The tiny bastards only live for a few days, but they make the most of what little time they have by being as annoying as possible. Just walking out to your car results in your being covered with bugs that can't be brushed off without smooshing their little carcasses into your clothing. Don't even get me started about the perils of breathing... having a gnat fly in your mouth or up your nose causes a major freak-out that'll ruin your day in a hurry.
I spend most of my time screaming like a little bitch and waving my arms around whenever I go outside...
Gnats suck ass!
Much like the television show Lost, but without the benefit of a short life span. Quite the opposite really... the shit just drags on and on and on. After giving up on the show, my friends kept insisting that things were different this third season and it's totally great now.
I believed them and watched the current episode.
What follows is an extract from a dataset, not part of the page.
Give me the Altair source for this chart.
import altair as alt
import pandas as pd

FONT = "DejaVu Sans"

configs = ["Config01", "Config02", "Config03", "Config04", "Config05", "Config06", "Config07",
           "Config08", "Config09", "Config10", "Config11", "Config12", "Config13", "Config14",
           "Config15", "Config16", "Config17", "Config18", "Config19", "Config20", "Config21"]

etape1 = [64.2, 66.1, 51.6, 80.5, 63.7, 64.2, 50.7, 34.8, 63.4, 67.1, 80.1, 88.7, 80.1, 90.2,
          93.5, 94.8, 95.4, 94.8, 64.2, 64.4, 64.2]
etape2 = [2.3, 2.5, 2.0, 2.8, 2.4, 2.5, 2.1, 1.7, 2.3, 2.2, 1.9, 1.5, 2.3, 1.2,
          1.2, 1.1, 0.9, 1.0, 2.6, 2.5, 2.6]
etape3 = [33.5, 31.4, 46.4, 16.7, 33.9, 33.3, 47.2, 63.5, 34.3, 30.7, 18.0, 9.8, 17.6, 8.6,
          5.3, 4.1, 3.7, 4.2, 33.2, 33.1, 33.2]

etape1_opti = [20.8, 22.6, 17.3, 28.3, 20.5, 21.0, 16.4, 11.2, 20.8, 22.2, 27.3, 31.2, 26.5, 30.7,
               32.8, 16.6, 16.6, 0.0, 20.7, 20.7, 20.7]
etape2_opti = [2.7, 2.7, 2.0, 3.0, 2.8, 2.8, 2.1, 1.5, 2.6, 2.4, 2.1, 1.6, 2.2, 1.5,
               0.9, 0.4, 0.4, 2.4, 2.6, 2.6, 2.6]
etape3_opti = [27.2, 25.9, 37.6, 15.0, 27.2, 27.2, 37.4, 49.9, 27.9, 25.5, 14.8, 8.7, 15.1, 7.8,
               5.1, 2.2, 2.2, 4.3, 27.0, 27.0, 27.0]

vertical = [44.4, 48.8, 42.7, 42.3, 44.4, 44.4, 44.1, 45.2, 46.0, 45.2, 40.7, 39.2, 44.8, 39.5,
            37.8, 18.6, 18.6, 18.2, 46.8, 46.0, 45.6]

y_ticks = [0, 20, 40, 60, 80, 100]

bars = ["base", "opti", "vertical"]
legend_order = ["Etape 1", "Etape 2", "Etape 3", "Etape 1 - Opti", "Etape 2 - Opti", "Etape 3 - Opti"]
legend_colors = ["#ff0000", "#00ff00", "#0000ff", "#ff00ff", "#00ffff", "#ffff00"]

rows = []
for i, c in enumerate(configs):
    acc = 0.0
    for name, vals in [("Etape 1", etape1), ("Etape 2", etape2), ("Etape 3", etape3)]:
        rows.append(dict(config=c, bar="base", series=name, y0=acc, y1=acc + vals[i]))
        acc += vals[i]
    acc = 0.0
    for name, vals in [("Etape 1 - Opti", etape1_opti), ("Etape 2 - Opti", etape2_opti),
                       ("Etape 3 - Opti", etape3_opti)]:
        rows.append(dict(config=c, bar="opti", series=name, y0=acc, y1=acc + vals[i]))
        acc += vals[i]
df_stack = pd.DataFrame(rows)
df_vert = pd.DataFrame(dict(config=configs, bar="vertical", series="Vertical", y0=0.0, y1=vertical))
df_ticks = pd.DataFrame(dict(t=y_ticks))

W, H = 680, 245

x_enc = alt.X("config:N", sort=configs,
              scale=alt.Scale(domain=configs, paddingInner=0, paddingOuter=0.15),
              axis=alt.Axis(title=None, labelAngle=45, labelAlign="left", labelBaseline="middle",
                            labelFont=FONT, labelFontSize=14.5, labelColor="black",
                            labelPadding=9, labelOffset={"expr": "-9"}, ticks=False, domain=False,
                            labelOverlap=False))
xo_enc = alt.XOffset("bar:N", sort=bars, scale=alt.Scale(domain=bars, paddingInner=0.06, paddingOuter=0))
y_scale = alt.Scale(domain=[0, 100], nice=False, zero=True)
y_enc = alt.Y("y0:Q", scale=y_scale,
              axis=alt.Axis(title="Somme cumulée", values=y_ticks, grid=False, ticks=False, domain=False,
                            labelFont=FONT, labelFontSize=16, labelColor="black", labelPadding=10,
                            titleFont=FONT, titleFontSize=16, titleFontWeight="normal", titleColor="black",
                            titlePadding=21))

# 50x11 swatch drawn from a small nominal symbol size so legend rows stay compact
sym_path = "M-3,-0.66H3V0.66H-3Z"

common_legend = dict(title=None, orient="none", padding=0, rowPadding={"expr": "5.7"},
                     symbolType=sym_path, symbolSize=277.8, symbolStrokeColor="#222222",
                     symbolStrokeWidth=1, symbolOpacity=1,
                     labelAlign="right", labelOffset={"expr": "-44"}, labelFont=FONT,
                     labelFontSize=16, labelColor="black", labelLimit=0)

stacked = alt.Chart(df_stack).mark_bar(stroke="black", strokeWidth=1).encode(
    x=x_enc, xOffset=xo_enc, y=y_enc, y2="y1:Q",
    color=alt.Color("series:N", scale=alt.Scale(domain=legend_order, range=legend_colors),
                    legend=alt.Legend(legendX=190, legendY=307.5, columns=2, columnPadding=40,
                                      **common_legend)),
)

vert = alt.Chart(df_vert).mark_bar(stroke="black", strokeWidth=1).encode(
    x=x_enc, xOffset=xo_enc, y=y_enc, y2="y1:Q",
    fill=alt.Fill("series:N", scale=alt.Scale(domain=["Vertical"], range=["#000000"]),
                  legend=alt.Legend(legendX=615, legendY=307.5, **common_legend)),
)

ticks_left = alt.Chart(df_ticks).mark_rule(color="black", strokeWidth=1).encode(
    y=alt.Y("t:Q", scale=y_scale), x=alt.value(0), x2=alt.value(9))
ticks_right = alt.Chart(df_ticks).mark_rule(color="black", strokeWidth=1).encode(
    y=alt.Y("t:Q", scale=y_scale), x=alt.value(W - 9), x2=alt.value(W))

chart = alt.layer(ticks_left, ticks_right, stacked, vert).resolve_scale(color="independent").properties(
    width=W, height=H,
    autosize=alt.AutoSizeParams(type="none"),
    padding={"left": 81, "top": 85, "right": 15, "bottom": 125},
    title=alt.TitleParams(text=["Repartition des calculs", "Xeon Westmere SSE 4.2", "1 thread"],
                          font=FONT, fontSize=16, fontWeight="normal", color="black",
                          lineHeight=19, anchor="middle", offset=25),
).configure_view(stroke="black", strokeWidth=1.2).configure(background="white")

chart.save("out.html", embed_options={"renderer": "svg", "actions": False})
My friends are lying bastards.
RULE TO GOOD TELEVISION #1: When you come up with a plot twist, the final result had damn well be better than the red herring you discarded. Back when I was watching, there were polar bears on the tropical island. It was strongly alluded to that the strangely misplaced bears were created by the mental powers of creepy little Walt. That would have been cool. But it turns out that the bears escaped from an old zoo on the other side of the island. Yeah, that's kind of lame.
Just like everything else on the show.
Two years later and nothing has really been wrapped up (except the polar bears, of course). They've just added more crap to an already convoluted mess. At its core, Lost is still the same mix of boring flashbacks (Sun and Jun had a terrible marriage... WE GET IT!!) and plot points (Dharma Project, The Others, Will Kate Choose Jack or Sawyer?) and stuff they've forgotten (smoke monsters, giant tree-crushing monsters, and just about everything else).
Want to impress me? WRAP IT UP! Answer ALL the questions and tie up ALL the loose ends... then come up with something that's MORE bad-ass and mysterious to keep the show interesting. Because hey, it works for Veronica Mars. Of course, with Veronica Mars, even THAT isn't good enough... they have to go back into already solved mysteries and make it so that everything you thought you knew was wrong! Genius!
But since that doesn't seem to be an option for this hideously bad show, I won't be tuning in to Lost again (nor any of the lamer next-gen imitators like Heroes, The Nine, Six Degrees, and whatnot). Large casts of inexplicably-connected people trying to solve mysteries that are never actually solved is not good television, it's just annoying.
Like the gnats.
I'd scream like a little bitch and wave my arms around if I thought it would help, but blogging about it is so much easier.